If this seems a bit overwhelming, bear in mind that you may have made half these decisions already. When most people decide to start composting, they’re talking about an outdoor bin, and whether they know the term or not, they want an aerobic process, since it’s quick and odorless. If you start off wanting a hot pile, all the other choices are already made: it’s going to be an outdoor, aerobic, batch system. (There are kitchen composters for indoor hot composting.)

Each of the options is outlined in the page on Composting Types, along with links to pages with more information. At the end of that page there’s a graph that lets you see how the different criteria match up with each other. Consult it to see if a hot system can be operated indoors or outdoors, if it involves aerobic or anaerobic bacteria and if it requires a batch or a continuous system.

Once those basic decisions are made, it’s time to get more specific. Suppose you’ve decided to compost outside. Do you want to build a pile, or bury your waste in the garden? If you have primarily kitchen waste and grass clippings to dispose of, perhaps an anaerobic digester would be best. If you’re in an apartment and you’re looking for a way to dispose of kitchen waste, you’ll want to check out the various indoor systems. The Composting Systems page gives an overview of each of these possibilities; each is discussed in more detail on the pages devoted to Building A Compost Pile, Compost Digesters, and Kitchen Composting.

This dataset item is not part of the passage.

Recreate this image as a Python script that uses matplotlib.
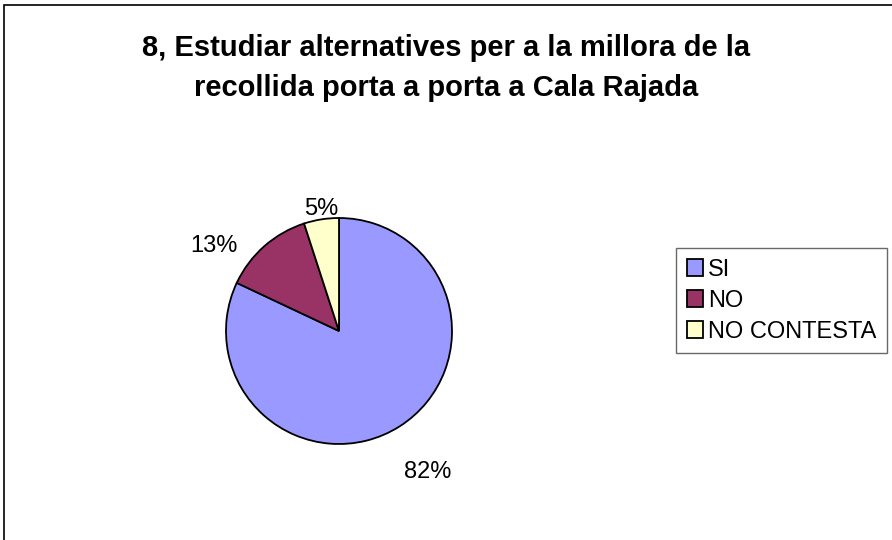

Benefits of Adding Compost to Your Garden

  • improves soil structure in all soils, and therefore
  • improves water retention in loose, sandy soils;
  • improves drainage in heavy, clayey soils;
  • prevents the soil surface from crusting, easing the emergence of seedlings;
  • resists compaction, making it easier for roots to penetrate the soil;
  • helps balance pH, making alkaline soils more acidic and acidic soils more alkaline;
  • provides a good environment for the microbes, earthworms, and insects that break down soil constituents into plant nutrients;
  • nourishes microbes that protect against some plant diseases;
  • reduces the need for other soil amendments and for fertilizer;
  • provides many micro-nutrients and low levels of macronutrients;
  • raises the cation exchange capacity (CEC) of soil, which means that it also
  • improves the soil’s retention of nutrients, thus increasing the amount of time they are available to plants;
  • slows the leaching of nutrients, thus preventing them from reaching and polluting water;
  • encourages healthy plants, thus reducing the need for pesticides and fungicides.

Benefits to the Environment

  • reduces the amount of garbage in landfills, and therefore
  • reduces the greenhouse gases produced by hauling garbage;
  • reduces the amount of methane produced by landfills;
  • helps prevent runoff and soil erosion;
  • helps remediate (decontaminate) polluted soils, binding some contaminates in the soil and increasing plant uptake by others, allowing their removal from contaminated sites;
  • reduces the need for environmentally damaging pesticides and fertilizers.